What’s even better, is I’ll be able to pull out the prose in chunks to offer up on this blog, in my ezine and in autoresponders. It will all be at my fingertips, if I kick it in the workgroup.

There are some heavy hitters of the coaching and Internet Marketing worlds have signed up: Molly Gordon and Lorrie Morgan-Ferraro to name just two. I know and have benefited from their work, and they are both gifted writers. So, I know I will be kept to the straight and narrow on fulfilling my commitments. Don’t tell anybody… but I think I’m gonna benefit from their expertise.

?I’ll need to fully develop two chapters each week to keep my schedule and reach the goal: a finished book by mid-June. It’s more than a little scary to put myself on the line this way. What if I freak out? What if I overcome my fear and fulfill this long-imagined goal?

?Can she do it? I’ll keep you posted on how it goes.

Fear, Fidelity

Launching Research and Development Group

Fear? No kidding!

This week I’m inviting a select group of friends and colleagues to participate in my Fearless, Fabulous Project’s Research and Development Group.
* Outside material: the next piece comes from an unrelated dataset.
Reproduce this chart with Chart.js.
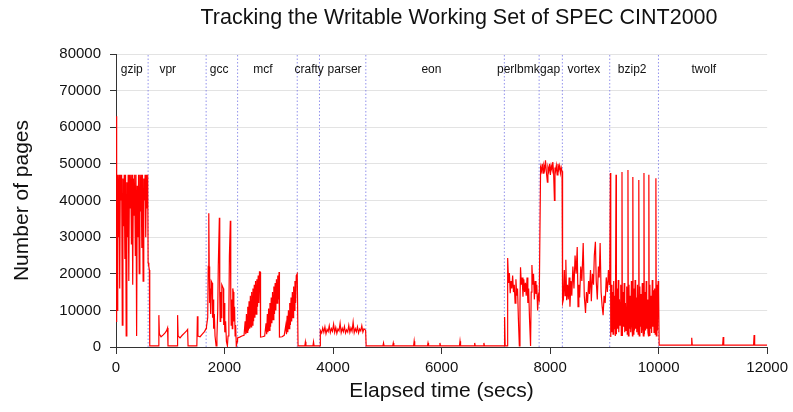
<!DOCTYPE html>
<html>
<head>
<meta charset="utf-8">
<script src="https://cdn.jsdelivr.net/npm/chart.js@4.4.0/dist/chart.umd.min.js"></script>
<style>
  html, body { margin: 0; padding: 0; background: #fff; }
  #wrap { width: 793px; height: 412px; }
</style>
</head>
<body>
<div id="wrap"><canvas id="wssChart" width="793" height="412"></canvas></div>
<script>
// Benchmarks, in run order
const benchNames = ['gzip', 'vpr', 'gcc', 'mcf', 'crafty', 'parser', 'eon', 'perlbmk', 'gap', 'vortex', 'bzip2', 'twolf'];
// where each name sits (secs) and the dotted boundaries between runs
const labelTimes = [291, 953, 1900, 2706, 3560, 4213, 5813, 7414, 8000, 8623, 9513, 10833];
const boundaries = [592, 1661, 2241, 3340, 3750, 4604, 7157, 7798, 8226, 9099, 9997];
const labelLevel = 75800;

// [elapsed secs, pages], one array per benchmark
const gzipTrace = [[0, 7000], [8, 63000], [16, 48000], [24, 10000], [32, 47000], [44, 30000], [56, 47000], [68, 16000],
  [80, 47000], [92, 40000], [104, 47000], [116, 6000], [128, 46000], [140, 33000], [152, 47000], [164, 24000],
  [176, 47000], [188, 3000], [200, 45000], [212, 30000], [224, 47000], [236, 18000], [248, 47000], [260, 38000],
  [272, 47000], [284, 28000], [296, 47000], [308, 17000], [320, 46000], [332, 36000], [344, 47000], [356, 25000],
  [368, 47000], [380, 3000], [392, 44000], [404, 30000], [416, 47000], [428, 20000], [440, 47000], [452, 37000],
  [464, 47000], [476, 27000], [488, 47000], [500, 18000], [512, 46000], [524, 40000], [536, 47000], [548, 30000],
  [560, 47000], [572, 38000], [584, 47000], [592, 23000], [605, 22000], [615, 21000]];
const vprTrace = [[622, 300], [780, 300], [790, 8700], [800, 3500], [830, 2800], [870, 3300], [900, 3800], [930, 4400],
  [950, 5200], [958, 300], [1125, 300], [1135, 8700], [1145, 3000], [1180, 2500], [1220, 3200], [1260, 3800],
  [1300, 4400], [1320, 4800], [1328, 300], [1490, 300], [1500, 8400], [1510, 3000], [1550, 2800], [1590, 3500],
  [1630, 4200], [1660, 5000]];
const gccTrace = [[1667, 5500], [1690, 8000], [1700, 22000], [1710, 36500], [1718, 22000], [1726, 12000], [1735, 16000],
  [1745, 9000], [1755, 18000], [1771, 17500], [1780, 8000], [1790, 13000], [1800, 5000], [1812, 9000], [1825, 3000],
  [1845, 300], [1860, 2500], [1875, 10000], [1885, 22000], [1905, 35300], [1912, 14000], [1920, 7000], [1930, 15000],
  [1940, 8000], [1950, 17000], [1978, 16000], [1985, 6000], [1995, 12000], [2005, 4000], [2020, 7000], [2035, 1500],
  [2053, 300], [2065, 3000], [2080, 9000], [2090, 25000], [2107, 34500], [2115, 14000], [2123, 6000], [2133, 13000],
  [2143, 5000], [2152, 16000], [2162, 15000], [2172, 7000], [2185, 11000], [2195, 3000], [2205, 6000], [2217, 300],
  [2235, 1500]];
const mcfTrace = [[2240, 2500], [2280, 2700], [2320, 3000], [2360, 3200],
  [2380, 7000], [2392, 3500], [2404, 9000], [2416, 4000], [2428, 11000], [2440, 4500], [2452, 12500], [2464, 5000],
  [2476, 14000], [2488, 5500], [2500, 15000], [2512, 6000], [2524, 16000], [2536, 7000], [2548, 17000], [2560, 8000],
  [2572, 18000], [2584, 9000], [2596, 18500], [2608, 11000], [2620, 19500], [2632, 12000], [2644, 20500], [2656, 20500],
  [2664, 2700], [2700, 2800], [2740, 3000],
  [2765, 6500], [2777, 3500], [2789, 9000], [2801, 4000], [2813, 10500], [2825, 4500], [2837, 12000], [2849, 5500],
  [2861, 13500], [2873, 6500], [2885, 15000], [2897, 7500], [2909, 16500], [2921, 9000], [2933, 17500], [2945, 10000],
  [2957, 18500], [2969, 12000], [2981, 19500], [2993, 13000], [3005, 20500], [3012, 2700], [3060, 2800], [3100, 3200],
  [3130, 6000], [3142, 3500], [3154, 8500], [3166, 4000], [3178, 10000], [3190, 5000], [3202, 12000], [3214, 6000],
  [3226, 13500], [3238, 7000], [3250, 15000], [3262, 8000], [3274, 16500], [3286, 10000], [3298, 18000], [3310, 12000],
  [3322, 19500], [3340, 20000]];
const craftyTrace = [[3355, 300], [3480, 300], [3490, 1400], [3500, 300], [3630, 300], [3640, 1400], [3650, 300], [3760, 300]];
const parserTrace = [[3766, 4500], [3790, 3800], [3810, 5200], [3830, 4000], [3850, 5500], [3870, 3600], [3890, 4800],
  [3910, 4200], [3930, 5800], [3950, 3900], [3970, 5000], [3990, 4300], [4010, 6200], [4030, 4000], [4050, 5300],
  [4070, 3700], [4090, 4900], [4110, 4400], [4130, 6500], [4150, 3900], [4170, 5100], [4190, 4200], [4210, 5600],
  [4230, 3800], [4250, 4700], [4270, 4100], [4290, 5900], [4310, 4000], [4330, 5200], [4350, 4300], [4370, 6800],
  [4390, 3900], [4410, 5000], [4430, 4200], [4450, 5500], [4470, 3800], [4490, 4900], [4510, 4400], [4530, 5800],
  [4550, 4100], [4570, 5000], [4600, 4600]];
const eonTrace = [[4610, 300], [4920, 300], [4930, 1100], [4940, 300], [5100, 300], [5110, 1100], [5120, 300],
  [5485, 300], [5495, 1600], [5505, 300], [5740, 300], [5750, 1100], [5760, 300], [5960, 300], [5970, 1100], [5980, 300],
  [6330, 300], [6340, 1600], [6350, 300], [6600, 300], [6610, 1100], [6620, 300], [6770, 300], [6780, 1100], [6790, 300],
  [7150, 300]];
const perlbmkTrace = [[7155, 300], [7162, 8200], [7172, 300], [7210, 300], [7218, 24300], [7235, 17500], [7250, 20200],
  [7265, 14700], [7280, 18000], [7295, 16000], [7310, 19500], [7325, 15000], [7340, 17000], [7355, 12000], [7370, 18500],
  [7385, 14000], [7400, 16000], [7415, 8000], [7433, 300], [7445, 12000], [7455, 21800], [7470, 17000], [7485, 19000],
  [7500, 13700], [7515, 18500], [7530, 15000], [7545, 17500], [7560, 14000], [7575, 19000], [7590, 12000], [7605, 16000],
  [7620, 8000], [7640, 300], [7652, 15000], [7665, 22400], [7680, 17000], [7695, 20000], [7710, 13000], [7725, 18000],
  [7740, 14500], [7755, 17000], [7770, 10000], [7785, 14000], [7800, 13000], [7812, 13000]];
const gapTrace = [[7825, 49000], [7840, 48000], [7855, 50000], [7870, 47500], [7885, 49500], [7900, 48500], [7915, 51000],
  [7930, 48000], [7950, 45000], [7960, 49000], [7975, 48000], [7990, 50000], [8005, 47000], [8020, 49500], [8035, 48500],
  [8050, 50500], [8065, 47500], [8080, 40000], [8090, 49000], [8100, 48000], [8115, 49500], [8130, 47000], [8145, 50000],
  [8160, 48500], [8175, 49500], [8190, 47500], [8205, 49000], [8220, 48000]];
const vortexTrace = [[8230, 12000], [8245, 13000], [8262, 21000], [8275, 14000], [8290, 23800], [8305, 12800],
  [8320, 17000], [8335, 13000], [8350, 19000], [8366, 11000], [8385, 18000], [8400, 14000], [8420, 22000], [8440, 16000],
  [8460, 25000], [8480, 20000], [8500, 27300], [8515, 11000], [8530, 17000], [8545, 13500], [8565, 22000], [8585, 18000],
  [8610, 28400], [8630, 14000], [8653, 9300], [8670, 15000], [8690, 12000], [8710, 18000], [8725, 14500], [8745, 21000],
  [8760, 12500], [8780, 20000], [8800, 17000], [8815, 25000], [8835, 28700], [8850, 18000], [8870, 13000], [8890, 22000],
  [8905, 19000], [8922, 28400], [8940, 15000], [8960, 11000], [8977, 8700], [8995, 14000], [9015, 12000], [9035, 19000],
  [9055, 15000], [9075, 21000], [9090, 17000], [9100, 22000]];
const bzip2Trace = [[9111, 47500], [9118, 2700], [9130, 17000], [9140, 4000], [9150, 15000], [9160, 3500], [9172, 18000],
  [9182, 5000], [9192, 14000], [9202, 3000], [9215, 47000], [9222, 3500], [9234, 16000], [9244, 5000], [9256, 18300],
  [9266, 4000], [9278, 13000], [9290, 6000], [9302, 17000], [9312, 3200], [9325, 47800], [9332, 3000], [9344, 15000],
  [9354, 5500], [9366, 17500], [9376, 4000], [9388, 12000], [9400, 4500], [9412, 16500], [9422, 3500], [9435, 48300],
  [9442, 3000], [9454, 17000], [9464, 5000], [9476, 14000], [9486, 4000], [9498, 18000], [9508, 6000], [9518, 3000],
  [9525, 46400], [9532, 3500], [9544, 16000], [9554, 4500], [9566, 18300], [9576, 5000], [9588, 13500], [9598, 4000],
  [9610, 17000], [9622, 3500], [9635, 45600], [9642, 3000], [9654, 16500], [9664, 5500], [9676, 14500], [9686, 3800],
  [9698, 17500], [9708, 5000], [9718, 3000], [9730, 47500], [9737, 3500], [9749, 15000], [9759, 4500], [9771, 18000],
  [9781, 5000], [9793, 13000], [9803, 4000], [9813, 3000], [9820, 47000], [9827, 3200], [9839, 17000], [9849, 5000],
  [9861, 14000], [9871, 3800], [9883, 18300], [9893, 5500], [9905, 15500], [9915, 4000], [9927, 16000], [9937, 3500],
  [9950, 46100], [9957, 3000], [9969, 17000], [9979, 4500], [9991, 18000], [10000, 15000]];
const twolfTrace = [[10010, 500], [10600, 500], [10610, 2500], [10620, 500], [11180, 500], [11190, 2700], [11200, 500],
  [11750, 500], [11760, 3300], [11770, 500], [12000, 500]];

const xTicksMax = 12000;
const yTicksMax = 80000;
const titleText = 'Tracking the Writable Working Set of SPEC CINT2000';

const FONT = '"Liberation Sans", Arial, Helvetica, sans-serif';
Chart.defaults.font.family = FONT;
Chart.defaults.color = '#111';

const trace = [].concat(gzipTrace, vprTrace, gccTrace, mcfTrace, craftyTrace, parserTrace, eonTrace,
  perlbmkTrace, gapTrace, vortexTrace, bzip2Trace, twolfTrace).map(p => ({ x: p[0], y: p[1] }));

// each boundary is a vertical segment, nulls break them apart
const boundaryPoints = [];
boundaries.forEach(b => {
  boundaryPoints.push({ x: b, y: 0 }, { x: b, y: yTicksMax }, { x: b, y: null });
});

// benchmark names along the top + the chart title (sits a bit right of centre)
const benchLabels = {
  id: 'benchLabels',
  afterDatasetsDraw(chart) {
    const { ctx, scales: { x, y } } = chart;
    ctx.save();
    ctx.font = '12px ' + FONT;
    ctx.fillStyle = '#111';
    ctx.textAlign = 'center';
    ctx.textBaseline = 'middle';
    benchNames.forEach((name, i) => {
      ctx.fillText(name, x.getPixelForValue(labelTimes[i]), y.getPixelForValue(labelLevel));
    });
    ctx.font = '21.5px ' + FONT;
    ctx.fillText(titleText, 459, 18);
    ctx.restore();
  }
};

const ctx = document.getElementById('wssChart');
new Chart(ctx, {
  type: 'line',
  data: {
    datasets: [{
      label: 'pages',
      data: trace,
      borderColor: '#ff0000',
      borderWidth: 1.2,
      pointRadius: 0,
      tension: 0,
      order: 0
    }, {
      label: 'boundaries',
      data: boundaryPoints,
      borderColor: 'rgba(110,110,230,0.75)',
      borderWidth: 1,
      borderDash: [1.5, 2],
      pointRadius: 0,
      spanGaps: false,
      order: 1
    }]
  },
  options: {
    responsive: false,
    animation: false,
    layout: { padding: { left: 0, right: 22, top: 54, bottom: 0 } },
    plugins: {
      legend: { display: false },
      tooltip: { enabled: false },
      title: { display: false }
    },
    scales: {
      x: {
        type: 'linear',
        min: 0,
        max: xTicksMax,
        ticks: { stepSize: 2000, font: { size: 15 }, padding: 5, maxRotation: 0, callback: v => String(v) },
        grid: { drawOnChartArea: false, tickLength: 7, tickColor: '#333' },
        border: { color: '#333' },
        title: { display: true, text: 'Elapsed time (secs)', font: { size: 21 }, padding: { top: 0, bottom: 8 } },
        afterFit: s => { s.height = 65; }
      },
      y: {
        min: 0,
        max: yTicksMax,
        ticks: { stepSize: 10000, font: { size: 15 }, padding: 9, callback: v => String(v) },
        grid: { color: '#e3e3e3', tickLength: 6, tickColor: '#333' },
        border: { color: '#333' },
        title: { display: true, text: 'Number of pages', font: { size: 21 }, padding: { top: 10, bottom: 0 } },
        afterFit: s => { s.width = 116; }
      }
    }
  },
  plugins: [benchLabels]
});
</script>
</body>
</html>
For 12 weeks, I will work closely with participants on ending mental constipation and taking action on long-held dreams.

This brings out into the open and makes official my own long-held desire to provide coaching as part of my work. I coached several clients years ago for a brief period, before I accepted a corporate communications position in health care. The job effectively ended my foray into coaching as my responsibilities blossomed and other interests held my attention.

But opportunities we’re naturally drawn to reappear sometimes in a better format and when we’re better prepared to explore and master them.
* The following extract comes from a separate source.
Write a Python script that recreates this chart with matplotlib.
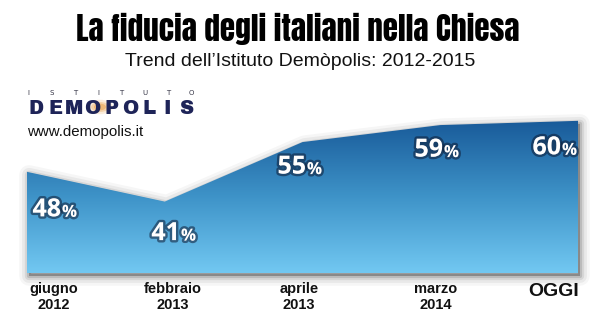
import numpy as np
import matplotlib
matplotlib.use("Agg")
import matplotlib.pyplot as plt
import matplotlib.patheffects as pe
import matplotlib.transforms as mtransforms
from matplotlib.colors import LinearSegmentedColormap

# ---- data ----
categories = ["giugno\n2012", "febbraio\n2013", "aprile\n2013", "marzo\n2014", "OGGI"]
values = [48, 41, 55, 59, 60]
value_labels = ["48", "41", "55", "59", "60"]
title = "La fiducia degli italiani nella Chiesa"
subtitle = "Trend dell\u2019Istituto Dem\u00f2polis: 2012-2015"

W, H, DPI = 600, 334, 100
fig = plt.figure(figsize=(W / DPI, H / DPI), dpi=DPI)
fig.patch.set_facecolor("white")

def fx(px):
    return px / W

def fy(py):
    return 1 - py / H

# axes spanning the area chart
ax_left, ax_right, ax_top, ax_bottom = 27, 578, 100, 273
ax = fig.add_axes([fx(ax_left), fy(ax_bottom), fx(ax_right - ax_left), (ax_bottom - ax_top) / H])
ax.set_axis_off()
x = np.arange(len(values))
y0, y1 = 24.2, 64.9
ax.set_xlim(0, len(values) - 1)
ax.set_ylim(y0, y1)

# soft shadow
for lw, a in [(14, 0.035), (10, 0.05), (6, 0.08), (3, 0.12)]:
    tr = mtransforms.offset_copy(ax.transData, fig=fig, x=1.5, y=-2.5, units="dots")
    ax.fill_between(x, values, y0, facecolor=(0, 0, 0, a), edgecolor=(0, 0, 0, a),
                    linewidth=lw, transform=tr, clip_on=False, zorder=1)

# gradient fill
poly = ax.fill_between(x, values, y0, facecolor="none", edgecolor="none", zorder=2)
cmap = LinearSegmentedColormap.from_list("blu", ["#72c8f2", "#3e93c8", "#185a99"])
grad = np.linspace(0, 1, 256).reshape(-1, 1)
im = ax.imshow(grad, aspect="auto", cmap=cmap, origin="lower",
               extent=[0, len(values) - 1, y0, max(values)], zorder=3, interpolation="bicubic")
im.set_clip_path(poly.get_paths()[0], transform=ax.transData)
ax.set_ylim(y0, y1)

# value labels
label_px = [54, 173, 299, 436, 554]
label_off = [-38, -32, -25, -25, -27]
shadow = [pe.withStroke(linewidth=3.5, foreground=(0.05, 0.1, 0.2, 0.55))]
for i, (v, t) in enumerate(zip(values, value_labels)):
    dx = label_px[i] - (ax_left + x[i] * (ax_right - ax_left) / (len(values) - 1))
    ax.annotate(t, xy=(x[i], v), xycoords="data",
                xytext=(dx + 7, label_off[i]),
                textcoords="offset pixels", ha="right", va="center",
                fontsize=18, fontweight="bold", family="Open Sans", color="white",
                path_effects=shadow, zorder=5, annotation_clip=False)
    ax.annotate("%", xy=(x[i], v), xycoords="data",
                xytext=(dx + 8, label_off[i] - 2),
                textcoords="offset pixels", ha="left", va="center",
                fontsize=12, fontweight="bold", family="Open Sans", color="white",
                path_effects=shadow, zorder=5, annotation_clip=False)

# category labels
for i, c in enumerate(categories):
    if c == "OGGI":
        fig.text(fx(label_px[i]), fy(292), c, ha="center", va="center",
                 fontsize=14, fontweight="bold", family="Liberation Sans", color="#111111")
    else:
        fig.text(fx(label_px[i]), fy(297), c, ha="center", va="center",
                 fontsize=10.5, fontweight="bold", family="Liberation Sans", color="#111111",
                 linespacing=1.15)

# titles
fig.text(fx(298), fy(29), title, ha="center", va="center", fontsize=22.5,
         family=["Anton", "Liberation Sans"], color="black")
fig.text(fx(300), fy(62), subtitle, ha="center", va="center", fontsize=14,
         family="Liberation Sans", color="#111111")

# logo
for r, a in [(13, 0.18), (9, 0.3), (6, 0.45)]:
    fig.patches.append(plt.Circle((fx(100), fy(107)), r / W, transform=fig.transFigure,
                                  facecolor="#e8993a", alpha=a, edgecolor="none"))
for i, ch in enumerate("ISTITUTO"):
    fig.text(fx(28 + i * 23.4), fy(93), ch, ha="center", va="center", fontsize=5,
             family="DejaVu Sans", color="#333344")
for i, ch in enumerate("DEMOPOLIS"):
    fig.text(fx(36.5 + i * 18.7), fy(108), ch, ha="center", va="center", fontsize=14,
             family=["Archivo Black", "DejaVu Sans"], color="#1e2458")
fig.text(fx(27), fy(132), "www.demopolis.it", ha="left", va="center", fontsize=10.8,
         family="Liberation Sans", color="#111111")

fig.savefig("out.png", dpi=DPI, facecolor="white")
So, almost seven years later, I return to what I had planned way back then as a freelance writer and editor. To transition to coaching and to continue to write…but only about what interests me. [I also share a marketing and business strategy business with my husband.]

I’m braver than I used to be. Before I thought I’d need to be perfect before I could put out my shingle. Now I’m smart enough to know I need feedback and help from others. The only way I’ll get it is to put myself out there, and deal with possible criticism. Older and wiser, I “get” that suggestions for changes and improvement can only make me and my products and services stronger.